Gerçekte kanepede kaykılmış oturuyor vaziyetteyiz ama o an "avatarımızı" sırtımıza geçirmiş, olmayan yılbaşı partisine gitmişiz. Evet, "metaverse yılbaşı partisi" diye milletten para söğüşledikleri etkinlik de şu:

 Butonlara basıp güya dans ediyoruz falan. Diyeceksiniz ki "ergenler, çocuklar yapıyor, olur o kadar." Hayır efendim, koca koca insanlar bunlar. 150 TL verip, saçma sapan hareketlerle dans eden avatarlara dönüşüyorlar. Daha çok kimler mi? Plaza dünyasının eğitimli, beyaz yakalı yönetici takımı.

 Bizdeki metaverse yılbaşı partisi biraz vasat bulunmuş. Dün Amerikan Fox'un Türkiye kanalında uluslararası bir metaverse parti düzenleneceği ballandıra ballandıra anlatılıyordu. Hatta birisi 62 katlı parti binası yapmış. Biri de Times Square meydanını baştan yaratmış, orada yılbaşına bekliyor!

 Ha bu arada. Bizim beyaz yakalı yeni nesil "tocuncuk mağdurları", metaverse arsalarına, partilerine, NFT'lerine parayı gömerken, bu paraları gerçekten kazanan birileri var. Bu metaverseçilerin hepsi "group". Mesela, Digital Currency Group, Meta Platforms (Facebook), AutoDesk, Roblox vb. Mekânlar sanal ama kazançlar gerçek. Hepsi borsada işlem görüyor. Yani siz sanal partiye parayı basıyorsunuz, Silikon Vadisi eşrafı ise gerçek partilerde sizin paraları eziyor. Fotoğrafta at sahibi Zuckerberg'i görüyoruz. Gözlükleri taktırmış, atları istediği yöne koşturtmaya hazır:

 

 Neden başlıkta Sülün Osman'ı hatırlattık? Sülün Osman, kendi adamlarıyla Dolmabahçe Saat Kulesi önüne gelir. Adamları numaradan kuleye bakıp saatlerini ayarlar ve Sülün Osman'a ödeme yaparlar. Sülün Osman olmadığı halde, "kulenin sahibi" görünür. Onun para kazandığına inanan saf vatandaşlar, kuleyi satın almak isterler. Sülün Osman, Galata Köprüsünü, Taksim Meydanını, Galata Kulesini ve nicelerini aynı yöntemle satar. Vatandaşı bir güzel tokatlar.
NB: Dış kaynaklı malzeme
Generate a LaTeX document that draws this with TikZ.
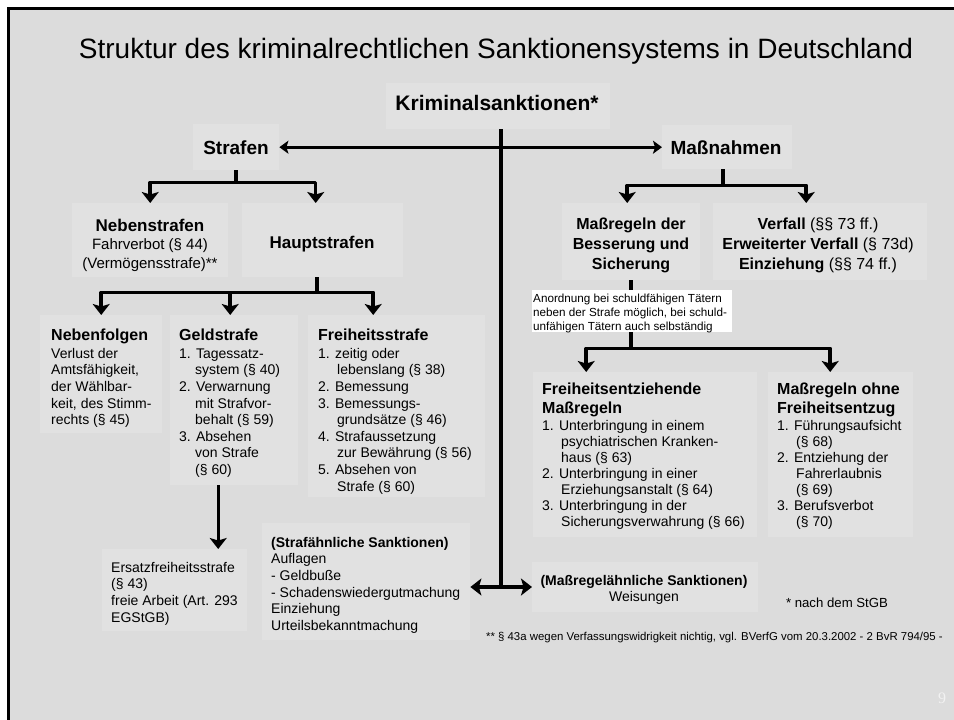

1950'lerde şehre yeni gelmiş Anadolu insanını kandırmak belki biraz daha kolaydı. İyi ama, yıl olmuş 2022, birileri hâlâ bize Galata Köprüsü'nü satabiliyor. Üstelik, sanal inek, koyun satan Çiftlikbank'a paralarını kaptıran insanları "cahil" diye aşağalayan bir "eğitimli kitle" yapıyor bu işleri...

Galiba bu dünyanın artık yaşanmaz, çekilmez olduğuna, insanların kötü olduğuna dair propoganda biraz da bunun için yapılıyor. Başka bir dünyayı bize pazarlamak, baya baya emlakçı gibi pazarlamak için. Dün Galata Köprüsü'nü almaya ihtiyacımız yoktu, bugün de onun sanalını almaya ihtiyacımız yok. Çok seviyorsanız, alın oltanızı, köprüye balığa gidin. En fazla yer kapmak için biraz erken kalkmanız gerekir.

"Ne biçim yeni yıl yazısı bu" derseniz; size gerçek mutluluklar, alın teri dökülmüş kazançlar, dokunabildiğiniz sevgiler dileyen bir yeni yıl yazısı.